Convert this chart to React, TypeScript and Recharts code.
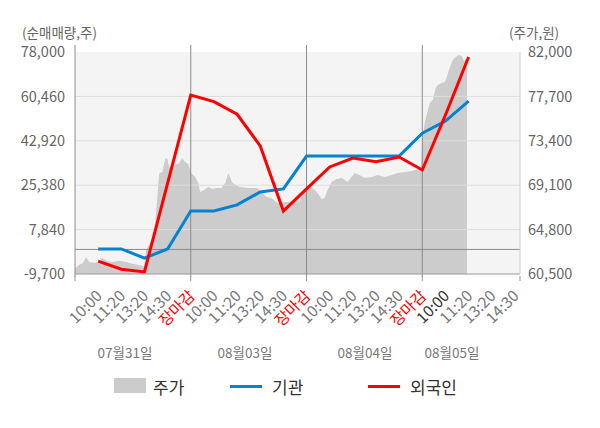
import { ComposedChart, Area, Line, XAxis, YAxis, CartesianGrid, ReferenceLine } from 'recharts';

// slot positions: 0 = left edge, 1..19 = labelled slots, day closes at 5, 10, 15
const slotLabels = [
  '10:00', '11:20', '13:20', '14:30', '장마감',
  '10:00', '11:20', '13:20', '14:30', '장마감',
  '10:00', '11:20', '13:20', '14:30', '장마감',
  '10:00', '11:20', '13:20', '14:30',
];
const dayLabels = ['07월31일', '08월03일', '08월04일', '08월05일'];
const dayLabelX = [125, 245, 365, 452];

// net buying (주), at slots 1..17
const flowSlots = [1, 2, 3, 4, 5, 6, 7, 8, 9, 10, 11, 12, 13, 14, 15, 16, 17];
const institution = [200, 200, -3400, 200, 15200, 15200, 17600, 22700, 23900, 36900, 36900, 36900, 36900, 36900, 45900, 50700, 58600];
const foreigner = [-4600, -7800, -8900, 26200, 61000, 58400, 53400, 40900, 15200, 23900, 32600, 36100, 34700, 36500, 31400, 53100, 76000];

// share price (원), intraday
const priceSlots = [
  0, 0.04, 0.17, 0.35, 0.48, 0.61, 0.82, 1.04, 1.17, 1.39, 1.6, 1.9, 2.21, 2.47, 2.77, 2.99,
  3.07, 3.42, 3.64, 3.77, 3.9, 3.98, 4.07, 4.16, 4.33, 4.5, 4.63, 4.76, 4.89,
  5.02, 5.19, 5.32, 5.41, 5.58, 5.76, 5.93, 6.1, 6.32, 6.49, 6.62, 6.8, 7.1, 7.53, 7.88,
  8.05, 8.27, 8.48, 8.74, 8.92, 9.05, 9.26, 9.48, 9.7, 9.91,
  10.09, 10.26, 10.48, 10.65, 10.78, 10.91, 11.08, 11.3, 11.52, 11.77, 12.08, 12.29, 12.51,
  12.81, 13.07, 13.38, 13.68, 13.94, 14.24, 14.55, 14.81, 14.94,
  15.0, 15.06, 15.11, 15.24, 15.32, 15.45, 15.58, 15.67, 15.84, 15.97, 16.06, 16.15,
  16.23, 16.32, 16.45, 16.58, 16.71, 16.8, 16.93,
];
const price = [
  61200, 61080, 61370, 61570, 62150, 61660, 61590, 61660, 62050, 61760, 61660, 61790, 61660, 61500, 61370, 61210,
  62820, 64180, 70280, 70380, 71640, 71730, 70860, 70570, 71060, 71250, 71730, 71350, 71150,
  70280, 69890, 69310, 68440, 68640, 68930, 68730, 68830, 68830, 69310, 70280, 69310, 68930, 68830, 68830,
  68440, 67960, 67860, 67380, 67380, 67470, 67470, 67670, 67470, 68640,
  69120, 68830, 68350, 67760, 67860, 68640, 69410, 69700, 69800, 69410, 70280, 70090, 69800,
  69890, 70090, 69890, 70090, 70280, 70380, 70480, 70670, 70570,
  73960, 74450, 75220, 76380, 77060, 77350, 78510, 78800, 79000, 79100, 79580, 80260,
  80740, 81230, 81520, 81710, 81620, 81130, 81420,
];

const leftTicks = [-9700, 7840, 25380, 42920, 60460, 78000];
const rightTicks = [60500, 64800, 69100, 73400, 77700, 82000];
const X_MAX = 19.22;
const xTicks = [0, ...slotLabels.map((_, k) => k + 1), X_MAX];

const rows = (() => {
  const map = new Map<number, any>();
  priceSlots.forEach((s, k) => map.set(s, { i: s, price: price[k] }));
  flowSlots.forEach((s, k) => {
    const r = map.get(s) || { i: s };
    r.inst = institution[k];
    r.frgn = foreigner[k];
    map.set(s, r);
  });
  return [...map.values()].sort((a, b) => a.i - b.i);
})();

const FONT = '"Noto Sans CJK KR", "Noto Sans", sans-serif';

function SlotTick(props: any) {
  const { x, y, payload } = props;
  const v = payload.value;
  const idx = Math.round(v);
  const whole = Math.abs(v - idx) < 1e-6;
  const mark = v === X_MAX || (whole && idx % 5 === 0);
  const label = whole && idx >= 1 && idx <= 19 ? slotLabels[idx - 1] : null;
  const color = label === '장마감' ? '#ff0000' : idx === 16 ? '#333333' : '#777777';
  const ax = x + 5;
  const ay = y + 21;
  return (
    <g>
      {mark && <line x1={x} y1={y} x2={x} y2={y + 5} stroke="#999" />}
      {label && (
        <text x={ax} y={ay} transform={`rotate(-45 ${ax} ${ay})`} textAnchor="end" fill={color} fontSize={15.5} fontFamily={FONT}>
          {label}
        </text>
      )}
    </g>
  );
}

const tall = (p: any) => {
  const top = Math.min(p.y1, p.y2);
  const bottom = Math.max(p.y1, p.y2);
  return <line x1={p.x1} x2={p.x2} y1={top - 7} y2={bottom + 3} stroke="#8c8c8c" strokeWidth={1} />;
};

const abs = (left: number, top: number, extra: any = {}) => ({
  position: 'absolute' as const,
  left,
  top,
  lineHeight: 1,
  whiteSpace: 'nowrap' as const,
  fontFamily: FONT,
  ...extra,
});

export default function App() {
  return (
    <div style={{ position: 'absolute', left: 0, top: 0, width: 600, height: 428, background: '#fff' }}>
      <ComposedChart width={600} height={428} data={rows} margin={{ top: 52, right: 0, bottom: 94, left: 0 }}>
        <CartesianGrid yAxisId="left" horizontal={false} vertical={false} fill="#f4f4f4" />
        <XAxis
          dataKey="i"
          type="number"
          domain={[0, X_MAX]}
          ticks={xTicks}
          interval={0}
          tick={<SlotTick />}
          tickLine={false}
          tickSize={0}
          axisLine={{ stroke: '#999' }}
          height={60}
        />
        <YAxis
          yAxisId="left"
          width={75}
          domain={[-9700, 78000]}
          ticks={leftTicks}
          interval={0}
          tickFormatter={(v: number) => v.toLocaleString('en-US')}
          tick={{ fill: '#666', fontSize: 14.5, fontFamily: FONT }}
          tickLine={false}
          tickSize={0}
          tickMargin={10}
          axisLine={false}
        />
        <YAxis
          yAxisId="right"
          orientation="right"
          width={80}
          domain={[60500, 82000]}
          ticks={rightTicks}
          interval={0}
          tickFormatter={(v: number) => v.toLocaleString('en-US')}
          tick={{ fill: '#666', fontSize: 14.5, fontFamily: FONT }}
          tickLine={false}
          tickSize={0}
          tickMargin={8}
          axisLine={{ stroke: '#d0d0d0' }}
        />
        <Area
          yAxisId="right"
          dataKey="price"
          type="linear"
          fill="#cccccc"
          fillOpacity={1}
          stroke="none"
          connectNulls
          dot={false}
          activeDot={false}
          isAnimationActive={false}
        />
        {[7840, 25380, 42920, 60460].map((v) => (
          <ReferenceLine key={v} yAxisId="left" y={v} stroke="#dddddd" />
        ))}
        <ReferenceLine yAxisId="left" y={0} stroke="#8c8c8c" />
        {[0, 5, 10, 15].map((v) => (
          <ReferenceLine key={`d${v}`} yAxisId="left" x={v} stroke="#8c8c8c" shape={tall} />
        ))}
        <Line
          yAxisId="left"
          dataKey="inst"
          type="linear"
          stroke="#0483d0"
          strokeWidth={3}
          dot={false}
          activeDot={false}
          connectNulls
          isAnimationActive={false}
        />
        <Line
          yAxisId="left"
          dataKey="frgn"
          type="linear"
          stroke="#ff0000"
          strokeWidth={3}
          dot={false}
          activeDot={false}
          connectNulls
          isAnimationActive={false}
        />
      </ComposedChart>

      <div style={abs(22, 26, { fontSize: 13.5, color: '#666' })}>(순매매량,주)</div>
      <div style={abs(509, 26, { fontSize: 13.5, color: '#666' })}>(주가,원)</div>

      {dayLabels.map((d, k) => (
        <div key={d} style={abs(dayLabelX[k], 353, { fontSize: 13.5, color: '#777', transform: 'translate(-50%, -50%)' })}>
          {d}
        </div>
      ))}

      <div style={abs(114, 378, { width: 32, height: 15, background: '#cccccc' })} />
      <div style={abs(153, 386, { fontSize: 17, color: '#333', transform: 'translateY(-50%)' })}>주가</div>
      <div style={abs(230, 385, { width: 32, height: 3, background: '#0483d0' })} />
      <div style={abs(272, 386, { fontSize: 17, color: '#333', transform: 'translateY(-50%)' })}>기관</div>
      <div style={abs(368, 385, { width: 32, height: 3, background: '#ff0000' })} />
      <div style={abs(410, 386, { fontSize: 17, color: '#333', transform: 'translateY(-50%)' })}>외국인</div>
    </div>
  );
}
---
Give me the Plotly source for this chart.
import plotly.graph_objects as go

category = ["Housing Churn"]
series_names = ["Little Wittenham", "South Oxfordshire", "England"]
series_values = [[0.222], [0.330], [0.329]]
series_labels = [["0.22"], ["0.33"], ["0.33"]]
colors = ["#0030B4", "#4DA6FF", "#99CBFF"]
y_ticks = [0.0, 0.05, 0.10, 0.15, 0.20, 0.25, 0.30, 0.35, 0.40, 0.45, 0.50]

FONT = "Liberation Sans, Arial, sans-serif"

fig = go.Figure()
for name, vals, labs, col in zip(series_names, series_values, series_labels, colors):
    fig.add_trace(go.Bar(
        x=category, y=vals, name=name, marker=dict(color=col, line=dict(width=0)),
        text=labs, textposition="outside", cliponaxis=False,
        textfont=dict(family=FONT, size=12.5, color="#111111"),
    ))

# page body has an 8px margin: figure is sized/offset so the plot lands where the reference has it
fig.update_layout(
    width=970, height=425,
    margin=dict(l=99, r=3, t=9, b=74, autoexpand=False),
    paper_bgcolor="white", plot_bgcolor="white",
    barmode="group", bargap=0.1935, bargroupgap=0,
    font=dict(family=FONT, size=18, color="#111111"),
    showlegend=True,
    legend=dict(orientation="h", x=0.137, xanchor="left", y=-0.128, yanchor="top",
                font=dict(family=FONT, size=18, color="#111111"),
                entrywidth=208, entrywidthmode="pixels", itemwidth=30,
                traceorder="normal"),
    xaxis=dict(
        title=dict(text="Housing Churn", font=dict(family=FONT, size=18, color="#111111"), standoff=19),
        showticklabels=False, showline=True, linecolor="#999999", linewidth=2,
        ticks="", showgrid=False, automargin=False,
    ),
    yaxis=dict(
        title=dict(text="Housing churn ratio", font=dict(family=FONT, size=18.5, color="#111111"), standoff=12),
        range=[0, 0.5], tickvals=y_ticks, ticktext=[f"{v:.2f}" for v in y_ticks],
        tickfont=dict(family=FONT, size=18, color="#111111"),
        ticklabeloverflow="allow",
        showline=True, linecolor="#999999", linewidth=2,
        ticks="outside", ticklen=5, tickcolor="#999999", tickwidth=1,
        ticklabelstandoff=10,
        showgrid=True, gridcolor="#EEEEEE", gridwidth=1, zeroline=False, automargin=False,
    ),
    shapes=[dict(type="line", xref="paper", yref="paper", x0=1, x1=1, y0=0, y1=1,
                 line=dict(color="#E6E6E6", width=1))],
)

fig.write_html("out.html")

§ STATED PROBLEM
Copy out, exactly, every line from the one that contains "Convert this chart" through the one that contains "31400, 53100, 76000];". Pictures stay out of the copy.

§ TASK RESULT
Convert this chart to React, TypeScript and Recharts code.
import { ComposedChart, Area, Line, XAxis, YAxis, CartesianGrid, ReferenceLine } from 'recharts';

// slot positions: 0 = left edge, 1..19 = labelled slots, day closes at 5, 10, 15
const slotLabels = [
  '10:00', '11:20', '13:20', '14:30', '장마감',
  '10:00', '11:20', '13:20', '14:30', '장마감',
  '10:00', '11:20', '13:20', '14:30', '장마감',
  '10:00', '11:20', '13:20', '14:30',
];
const dayLabels = ['07월31일', '08월03일', '08월04일', '08월05일'];
const dayLabelX = [125, 245, 365, 452];

// net buying (주), at slots 1..17
const flowSlots = [1, 2, 3, 4, 5, 6, 7, 8, 9, 10, 11, 12, 13, 14, 15, 16, 17];
const institution = [200, 200, -3400, 200, 15200, 15200, 17600, 22700, 23900, 36900, 36900, 36900, 36900, 36900, 45900, 50700, 58600];
const foreigner = [-4600, -7800, -8900, 26200, 61000, 58400, 53400, 40900, 15200, 23900, 32600, 36100, 34700, 36500, 31400, 53100, 76000];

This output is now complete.